Long-term (a few days) variation of magnetic helicity injection was calculated for 28 solar active regions that produced 47 coronal mass ejections (CMEs) to find its relationship to the CME occurrence and speed using SOHO/MDI line-of-sight magnetograms. As a result, we found that the 47 CMEs can be categorized into two different groups by two characteristic evolution patterns of helicity injection in their source active regions, which appeared for similar to 0.5-4.5 days before their occurrence: (1) a monotonically increasing pattern with one sign of helicity (Group A; 30 CMEs in 23 active regions) and (2) a pattern of significant helicity injection followed by its sign reversal (Group B; 17 CMEs in 5 active regions).

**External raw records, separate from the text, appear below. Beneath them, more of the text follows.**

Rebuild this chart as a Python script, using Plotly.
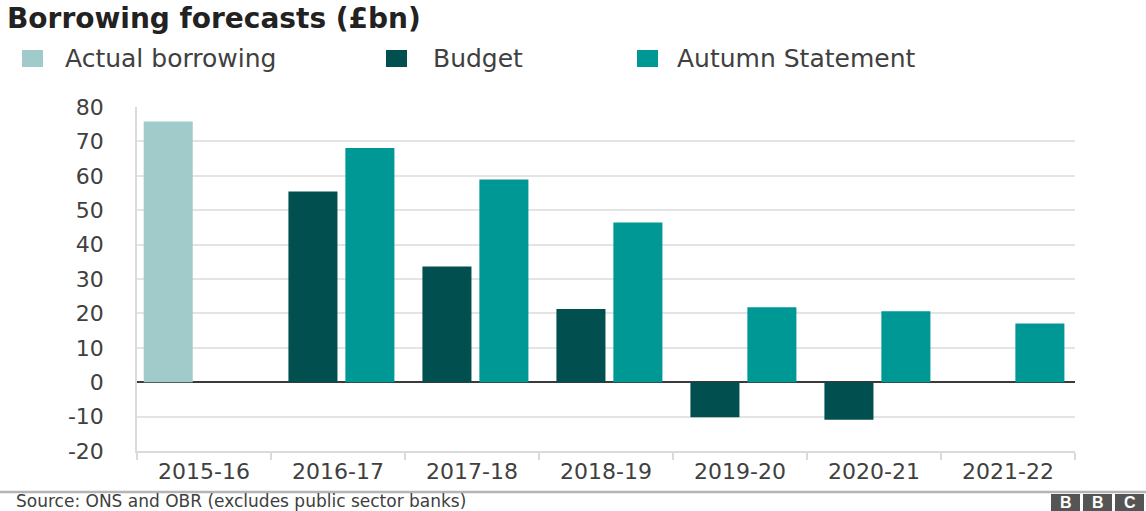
import plotly.graph_objects as go

categories = ["2015-16", "2016-17", "2017-18", "2018-19", "2019-20", "2020-21", "2021-22"]

actual_x = ["2015-16"]
actual_vals = [75.8]

budget_x = ["2016-17", "2017-18", "2018-19", "2019-20", "2020-21"]
budget_vals = [55.4, 33.6, 21.3, -10.2, -10.9]

autumn_x = ["2016-17", "2017-18", "2018-19", "2019-20", "2020-21", "2021-22"]
autumn_vals = [68.1, 58.9, 46.4, 21.8, 20.6, 17.1]

y_tickvals = [-20, -10, 0, 10, 20, 30, 40, 50, 60, 70, 80]
y_ticktext = ["-20", "-10", "0", "10", "20", "30", "40", "50", "60", "70", "80"]

series_names = ["Actual borrowing", "Budget", "Autumn Statement"]
colors = ["#a0cbca", "#024f4f", "#009895"]

FONT = "DejaVu Sans"
TXT = "#404040"
BW = 0.366

fig = go.Figure()
fig.add_trace(go.Bar(x=actual_x, y=actual_vals, name=series_names[0],
                     marker=dict(color=colors[0], line=dict(width=0)),
                     width=BW, offset=-0.45))
fig.add_trace(go.Bar(x=budget_x, y=budget_vals, name=series_names[1],
                     marker=dict(color=colors[1], line=dict(width=0)),
                     width=BW, offset=-0.37))
fig.add_trace(go.Bar(x=autumn_x, y=autumn_vals, name=series_names[2],
                     marker=dict(color=colors[2], line=dict(width=0)),
                     width=BW, offset=0.055))

fig.update_layout(
    width=1146, height=511,
    margin=dict(l=137, r=71, t=107, b=60),
    paper_bgcolor="white", plot_bgcolor="white",
    barmode="overlay",
    showlegend=False,
    font=dict(family=FONT, color=TXT),
    xaxis=dict(type="category", categoryorder="array", categoryarray=categories,
               range=[-0.5, 6.5],
               showgrid=False, showline=True, linecolor="#dadada", linewidth=1.5,
               ticks="outside", tickson="boundaries", ticklen=7, tickcolor="#dadada",
               tickwidth=1.5,
               tickfont=dict(family=FONT, size=22, color=TXT)),
    yaxis=dict(range=[-20, 80], tickmode="array", tickvals=y_tickvals, ticktext=y_ticktext,
               showgrid=True, gridcolor="#e4e4e4", gridwidth=1.5,
               zeroline=True, zerolinecolor="#3a3a3a", zerolinewidth=2,
               showline=True, linecolor="#dadada", linewidth=1.5,
               ticks="", ticklabelstandoff=27,
               tickfont=dict(family=FONT, size=22, color=TXT)),
)

pl, pt, pw, ph = 137, 107, 1146 - 137 - 71, 511 - 107 - 60

def px_x(x):
    return (x - pl) / pw

def px_y(y):
    return 1 - (y - pt) / ph

# Title
fig.add_annotation(text="<b>Borrowing forecasts (£bn)</b>", xref="paper", yref="paper",
                   x=px_x(5), y=px_y(18), xanchor="left", yanchor="middle",
                   showarrow=False, font=dict(family=FONT, size=28, color="#222222"))

# Legend (manual)
leg = [(22, 63), (386, 431), (637, 675)]
for (sx, tx), name, col in zip(leg, series_names, colors):
    fig.add_shape(type="rect", xref="paper", yref="paper",
                  x0=px_x(sx), x1=px_x(sx + 21), y0=px_y(67), y1=px_y(50),
                  fillcolor=col, line=dict(width=0))
    fig.add_annotation(text=name, xref="paper", yref="paper", x=px_x(tx), y=px_y(58.5),
                       xanchor="left", yanchor="middle", showarrow=False,
                       font=dict(family=FONT, size=25, color=TXT))

# Footer line
fig.add_shape(type="line", xref="paper", yref="paper", x0=px_x(0), x1=px_x(1146),
              y0=px_y(492), y1=px_y(492), line=dict(color="#b5b5b5", width=2.5))
fig.add_annotation(text="Source: ONS and OBR (excludes public sector banks)", xref="paper",
                   yref="paper", x=px_x(15), y=px_y(500.5), xanchor="left", yanchor="middle",
                   showarrow=False, borderpad=0,
                   font=dict(family=FONT, size=17, color=TXT))

# BBC blocks
for i, letter in enumerate(["B", "B", "C"]):
    x0 = 1051 + i * 32
    fig.add_shape(type="rect", xref="paper", yref="paper",
                  x0=px_x(x0), x1=px_x(x0 + 29), y0=px_y(511), y1=px_y(494),
                  fillcolor="#555555", line=dict(width=0))
    fig.add_annotation(text="<b>%s</b>" % letter, xref="paper", yref="paper",
                       x=px_x(x0 + 14.5), y=px_y(502.5), xanchor="center", yanchor="middle",
                       showarrow=False, borderpad=0,
                       font=dict(family="Liberation Sans", size=16, color="white"))

fig.write_html("out.html", config={"displayModeBar": False},
               post_script="document.body.style.margin='0';document.body.style.overflow='hidden';")
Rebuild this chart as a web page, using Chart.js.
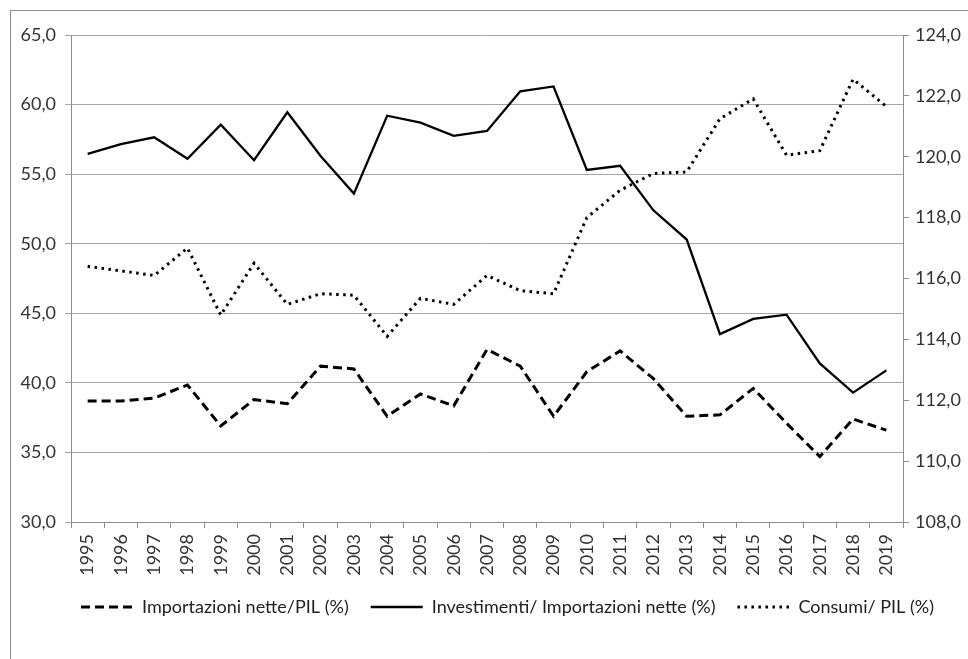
<!DOCTYPE html>
<html>
<head>
<meta charset="utf-8">
<script src="https://cdn.jsdelivr.net/npm/chart.js@4.4.1/dist/chart.umd.min.js"></script>
<style>
html,body{margin:0;padding:0;background:#fff;}
#wrap{position:relative;width:968px;height:659px;}
</style>
</head>
<body>
<div id="wrap"><canvas id="c" width="968" height="659"></canvas></div>
<script>
const years = ['1995','1996','1997','1998','1999','2000','2001','2002','2003','2004','2005','2006','2007','2008','2009','2010','2011','2012','2013','2014','2015','2016','2017','2018','2019'];
const importazioniPIL = [38.7,38.7,38.9,39.85,36.9,38.8,38.5,41.2,41.0,37.6,39.2,38.35,42.4,41.2,37.6,40.8,42.3,40.3,37.6,37.7,39.6,37.1,34.7,37.4,36.6];
const investimentiImport = [56.45,57.15,57.65,56.1,58.55,56.0,59.45,56.3,53.6,59.2,58.7,57.75,58.1,60.95,61.3,55.3,55.6,52.4,50.3,43.5,44.6,44.9,41.4,39.3,40.9];
const consumiPIL = [116.4,116.25,116.1,117.0,114.8,116.5,115.15,115.5,115.45,114.1,115.35,115.15,116.1,115.6,115.5,118.0,118.9,119.45,119.5,121.25,121.9,120.05,120.2,122.55,121.65];
const seriesLabels = ['Importazioni nette/PIL (%)','Investimenti/ Importazioni nette (%)','Consumi/ PIL (%)'];
const leftTicks = {min:30, max:65, step:5};
const rightTicks = {min:108, max:124, step:2};

const FONT = 'Lato, "Liberation Sans", sans-serif';
const fmt = v => Number(v).toFixed(1).replace('.', ',');

const framePlugin = {
  id:'frame',
  beforeDraw(chart){
    const ctx = chart.ctx;
    ctx.save();
    ctx.fillStyle = '#fff';
    ctx.fillRect(0,0,chart.width,chart.height);
    ctx.strokeStyle = '#8c8c8c';
    ctx.lineWidth = 1;
    ctx.strokeRect(10.5,10.5,chart.width+20,chart.height+20);
    ctx.restore();
  },
  afterLayout(chart){
    if (chart.legend) { chart.legend.left += 47; }
  }
};

new Chart(document.getElementById('c'), {
  type:'line',
  data:{
    labels: years,
    datasets:[
      {label:seriesLabels[0], data:importazioniPIL, yAxisID:'y', borderColor:'#000', backgroundColor:'#000', borderWidth:3, borderDash:[9,5], pointRadius:0, tension:0},
      {label:seriesLabels[1], data:investimentiImport, yAxisID:'y', borderColor:'#000', backgroundColor:'#000', borderWidth:2.3, pointRadius:0, tension:0},
      {label:seriesLabels[2], data:consumiPIL, yAxisID:'y1', borderColor:'#000', backgroundColor:'#000', borderWidth:3, borderDash:[2.5,4.5], pointRadius:0, tension:0}
    ]
  },
  options:{
    responsive:false,
    animation:false,
    layout:{padding:{top:35, left:0, right:0, bottom:33}},
    plugins:{
      legend:{
        position:'bottom',
        labels:{
          usePointStyle:true,
          pointStyle:'line',
          pointStyleWidth:52,
          boxHeight:3,
          color:'#222',
          font:{family:FONT, size:18},
          padding:22,
          generateLabels(chart){
            return chart.data.datasets.map((ds,i)=>({
              text: ds.label,
              fillStyle: ds.borderColor,
              strokeStyle: ds.borderColor,
              lineWidth: ds.borderWidth,
              lineDash: ds.borderDash || [],
              pointStyle:'line',
              fontColor:'#222',
              hidden:false,
              datasetIndex:i
            }));
          }
        }
      },
      tooltip:{enabled:false}
    },
    scales:{
      x:{
        offset:true,
        grid:{offset:true, drawOnChartArea:false, color:'#8c8c8c', tickLength:6},
        border:{color:'#8c8c8c'},
        ticks:{minRotation:90, maxRotation:90, color:'#333', font:{family:FONT, size:18}, padding:6, autoSkip:false},
        afterFit(s){ s.height = 54; }
      },
      y:{
        position:'left',
        min:leftTicks.min, max:leftTicks.max,
        grid:{color:'#a6a6a6', tickLength:6},
        border:{color:'#8c8c8c'},
        ticks:{stepSize:leftTicks.step, color:'#333', font:{family:FONT, size:18}, padding:9, callback:fmt},
        afterFit(s){ s.width = 71; }
      },
      y1:{
        position:'right',
        min:rightTicks.min, max:rightTicks.max,
        grid:{drawOnChartArea:false, color:'#8c8c8c', tickLength:6},
        border:{color:'#8c8c8c'},
        ticks:{stepSize:rightTicks.step, color:'#333', font:{family:FONT, size:18}, padding:6, callback:fmt},
        afterFit(s){ s.width = 65; }
      }
    }
  },
  plugins:[framePlugin]
});
</script>
</body>
</html>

We also found that CME speed has a correlation with average helicity injection rate with linear correlation coefficients of 0.85 and 0.63 for Group A and Group B, respectively. In addition, these two CME groups show different characteristics as follows: (1) the average CME speed of Group B (1330 km s(-1)) is much faster than that of Group A (870 km s(-1)), (2) the CMEs in Group A tend to be single events whereas those in Group B mainly consist of successive events, and (3) flares related to the CMEs in Group B are relatively more energetic and impulsive than those in Group A. Our findings therefore suggest that the two CME groups have different pre-CME conditions in their source active regions and different CME characteristics.